Maybe we shouldn’t keep pushing ourselves to find out.

The past few months have been insanely stressful with work, with life, with what balance? The last two weeks have especially worn me out. As we endure tough times, we discover important things about ourselves and our world. I believe that this recent onset of stress reminded me how important it is to pay attention to our bodies, the home of our souls. If we strive for health and longevity, we must stay in tune with our bodies, treat them nicely, take the best care of them.

The older I get, the more I understand this type of attention is active and detailed; we must be aware of ourselves everyday. Have we eaten? Are we drinking water? Did we get sufficient sleep last night? These things that seem so trivial, are actually the difference between life and unhealthy inconsistencies that could turn into poor habits. There is a certain amount of work involved in caring for our mental, emotional, and physical health. The older we get, the longer our bodies take to bounce back and the more time we need to decompress.

I plan to take Halloween off work (and the remainder of the week) to unwind and unplug. I need some time to re-coop; I’m sure the boss will understand. It’s beyond necessary. I’ve been living in zombie-mode far too long. Dia de los Muertos is almost here and I’m ready to re-join the living, to be re-awakened from my life as the un-dead.

Quarter Life Reflection

It’s August 17, 2018 and I’m driving to the airport, Salt Lake City bound. I’m off on another trip to celebrate my birthday, reflecting on my 24th year of life, looking forward to turning 25. When I was younger, I used to think about what my life would be like when I was “all grown up.” The strange thing is, I would fantasize life at 35 to 50, sometime when I was old, wise, established. It’s funny how as you age your perception of old changes, when 35 doesn’t seem so old anymore, when you’re 10 years away from being established, wise, old.

I’m alarmed I’m turning 25 because I never imagined I would ever hit my “mid-20s.” Life moves so quickly that I couldn’t picture my life at 25 because I was so engrossed in being 24, 23, 22, or so on. As your teen years pass, quick as they may, you stumble into this really influential period of life. It’s this era of your twenties, when even a single year exposes you to quantum experiences, and decisions you make now have the ability to define your immediate future, or the rest of your life. You’re changed in leaps and bounds, exponentially…until you hit your mid-30s or 40s; then, life seems to settle down.
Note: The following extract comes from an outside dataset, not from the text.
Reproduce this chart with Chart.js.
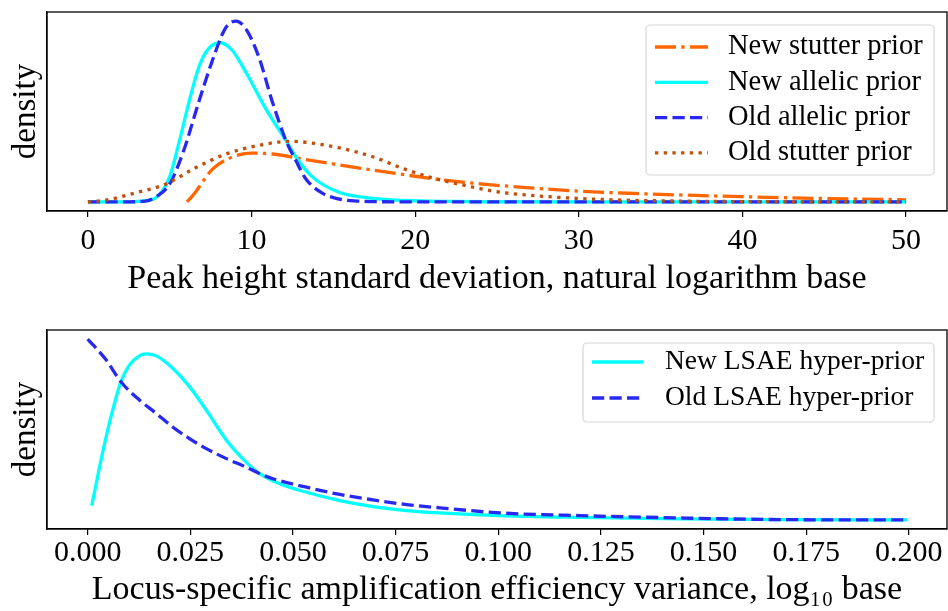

I felt like my 20s proposed a choice: I conform and live as I was raised or how I think society would accept me…or I choose who I will be for the rest of this life, free of predisposition and fear of judgement.

This is the threshold between who you used to be and who you choose to become.

That’s a pretty big decision to make. It took half of my 20s to figure this out. What’s even more alarming is: the older I get, the more unpredictable life seems to be. I thought I’d age, and things would become clearer, when, in fact, I feel as if navigating life has become increasingly more difficult.

This doesn’t necessarily mean I’m afraid to age. Actually, I’m rather fond of growing years older, because with each passing year, I am a better version of me than my previous self. What I’ve been through changed me in ways I wouldn’t even want to predict, not knowing is half the fun of living. This uncertainty is exciting, refreshing, enlightening. What I am most certain of is life’s infinite uncertainty.

the only constant is change

The older I get, the more I understand the only constant is change. We’re in a constant state of change. We’re constantly trying, failing, learning, experiencing, transforming. I don’t know who said it but I wish I could give credit to whomever once quoted “the more things change, the more they stay the same.” If one thing dawned on me during this quarter life reflection, it would be that.

I am celebrating life at a quarter century. I’m looking forward to my half century reflection. I hope we all make it to 100!